RAW DATA:
━━━━
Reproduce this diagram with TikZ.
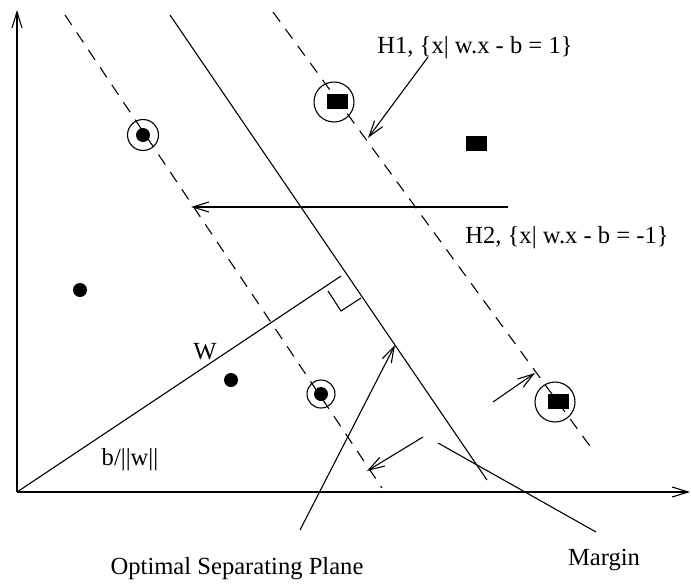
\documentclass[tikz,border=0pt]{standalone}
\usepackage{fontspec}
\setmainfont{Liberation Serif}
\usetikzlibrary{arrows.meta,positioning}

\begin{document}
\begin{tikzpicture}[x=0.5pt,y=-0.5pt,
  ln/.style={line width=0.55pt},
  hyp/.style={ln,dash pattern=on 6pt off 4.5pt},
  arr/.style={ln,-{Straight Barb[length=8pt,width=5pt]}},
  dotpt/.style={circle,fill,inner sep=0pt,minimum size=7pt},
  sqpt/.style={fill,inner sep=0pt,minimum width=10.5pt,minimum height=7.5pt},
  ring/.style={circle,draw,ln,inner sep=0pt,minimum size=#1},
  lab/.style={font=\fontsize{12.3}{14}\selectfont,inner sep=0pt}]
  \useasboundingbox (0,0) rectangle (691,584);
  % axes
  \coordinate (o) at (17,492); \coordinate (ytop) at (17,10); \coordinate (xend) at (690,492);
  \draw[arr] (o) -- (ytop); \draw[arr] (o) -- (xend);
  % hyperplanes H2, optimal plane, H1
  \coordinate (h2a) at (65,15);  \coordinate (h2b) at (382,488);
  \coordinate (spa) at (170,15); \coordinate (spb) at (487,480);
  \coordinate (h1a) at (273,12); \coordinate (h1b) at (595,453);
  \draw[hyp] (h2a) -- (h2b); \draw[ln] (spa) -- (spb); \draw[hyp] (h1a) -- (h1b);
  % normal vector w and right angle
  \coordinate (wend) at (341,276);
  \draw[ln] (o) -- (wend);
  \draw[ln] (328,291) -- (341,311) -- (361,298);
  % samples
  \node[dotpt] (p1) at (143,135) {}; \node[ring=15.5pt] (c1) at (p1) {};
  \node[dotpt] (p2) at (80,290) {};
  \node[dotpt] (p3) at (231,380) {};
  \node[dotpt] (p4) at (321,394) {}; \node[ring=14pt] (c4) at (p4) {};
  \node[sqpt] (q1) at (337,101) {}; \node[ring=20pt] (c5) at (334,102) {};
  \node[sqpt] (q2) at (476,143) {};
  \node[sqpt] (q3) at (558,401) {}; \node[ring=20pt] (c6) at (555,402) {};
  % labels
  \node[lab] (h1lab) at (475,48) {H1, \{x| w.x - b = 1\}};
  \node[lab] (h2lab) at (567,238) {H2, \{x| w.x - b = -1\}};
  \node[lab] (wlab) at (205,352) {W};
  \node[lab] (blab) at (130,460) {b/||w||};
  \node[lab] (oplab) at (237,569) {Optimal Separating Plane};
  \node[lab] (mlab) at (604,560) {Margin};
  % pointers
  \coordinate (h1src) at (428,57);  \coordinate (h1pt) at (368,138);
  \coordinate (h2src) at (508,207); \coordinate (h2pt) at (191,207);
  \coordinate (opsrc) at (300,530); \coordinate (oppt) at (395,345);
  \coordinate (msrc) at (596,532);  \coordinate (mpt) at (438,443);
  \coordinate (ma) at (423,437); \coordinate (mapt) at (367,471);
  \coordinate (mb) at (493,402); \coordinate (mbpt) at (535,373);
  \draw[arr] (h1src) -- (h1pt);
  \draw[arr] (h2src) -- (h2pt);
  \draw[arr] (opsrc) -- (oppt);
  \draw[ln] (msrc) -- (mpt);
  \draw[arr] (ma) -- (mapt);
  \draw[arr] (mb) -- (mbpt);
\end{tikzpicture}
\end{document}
━━━━
TASK STATEMENT: The material above holds pictures; copy everything else in it exactly.

RESPONSE TO THE TASK:
Reproduce this diagram with TikZ.
\documentclass[tikz,border=0pt]{standalone}
\usepackage{fontspec}
\setmainfont{Liberation Serif}
\usetikzlibrary{arrows.meta,positioning}

\begin{document}
\begin{tikzpicture}[x=0.5pt,y=-0.5pt,
  ln/.style={line width=0.55pt},
  hyp/.style={ln,dash pattern=on 6pt off 4.5pt},
  arr/.style={ln,-{Straight Barb[length=8pt,width=5pt]}},
  dotpt/.style={circle,fill,inner sep=0pt,minimum size=7pt},
  sqpt/.style={fill,inner sep=0pt,minimum width=10.5pt,minimum height=7.5pt},
  ring/.style={circle,draw,ln,inner sep=0pt,minimum size=#1},
  lab/.style={font=\fontsize{12.3}{14}\selectfont,inner sep=0pt}]
  \useasboundingbox (0,0) rectangle (691,584);
  % axes
  \coordinate (o) at (17,492); \coordinate (ytop) at (17,10); \coordinate (xend) at (690,492);
  \draw[arr] (o) -- (ytop); \draw[arr] (o) -- (xend);
  % hyperplanes H2, optimal plane, H1
  \coordinate (h2a) at (65,15);  \coordinate (h2b) at (382,488);
  \coordinate (spa) at (170,15); \coordinate (spb) at (487,480);
  \coordinate (h1a) at (273,12); \coordinate (h1b) at (595,453);
  \draw[hyp] (h2a) -- (h2b); \draw[ln] (spa) -- (spb); \draw[hyp] (h1a) -- (h1b);
  % normal vector w and right angle
  \coordinate (wend) at (341,276);
  \draw[ln] (o) -- (wend);
  \draw[ln] (328,291) -- (341,311) -- (361,298);
  % samples
  \node[dotpt] (p1) at (143,135) {}; \node[ring=15.5pt] (c1) at (p1) {};
  \node[dotpt] (p2) at (80,290) {};
  \node[dotpt] (p3) at (231,380) {};
  \node[dotpt] (p4) at (321,394) {}; \node[ring=14pt] (c4) at (p4) {};
  \node[sqpt] (q1) at (337,101) {}; \node[ring=20pt] (c5) at (334,102) {};
  \node[sqpt] (q2) at (476,143) {};
  \node[sqpt] (q3) at (558,401) {}; \node[ring=20pt] (c6) at (555,402) {};
  % labels
  \node[lab] (h1lab) at (475,48) {H1, \{x| w.x - b = 1\}};
  \node[lab] (h2lab) at (567,238) {H2, \{x| w.x - b = -1\}};
  \node[lab] (wlab) at (205,352) {W};
  \node[lab] (blab) at (130,460) {b/||w||};
  \node[lab] (oplab) at (237,569) {Optimal Separating Plane};
  \node[lab] (mlab) at (604,560) {Margin};
  % pointers
  \coordinate (h1src) at (428,57);  \coordinate (h1pt) at (368,138);
  \coordinate (h2src) at (508,207); \coordinate (h2pt) at (191,207);
  \coordinate (opsrc) at (300,530); \coordinate (oppt) at (395,345);
  \coordinate (msrc) at (596,532);  \coordinate (mpt) at (438,443);
  \coordinate (ma) at (423,437); \coordinate (mapt) at (367,471);
  \coordinate (mb) at (493,402); \coordinate (mbpt) at (535,373);
  \draw[arr] (h1src) -- (h1pt);
  \draw[arr] (h2src) -- (h2pt);
  \draw[arr] (opsrc) -- (oppt);
  \draw[ln] (msrc) -- (mpt);
  \draw[arr] (ma) -- (mapt);
  \draw[arr] (mb) -- (mbpt);
\end{tikzpicture}
\end{document}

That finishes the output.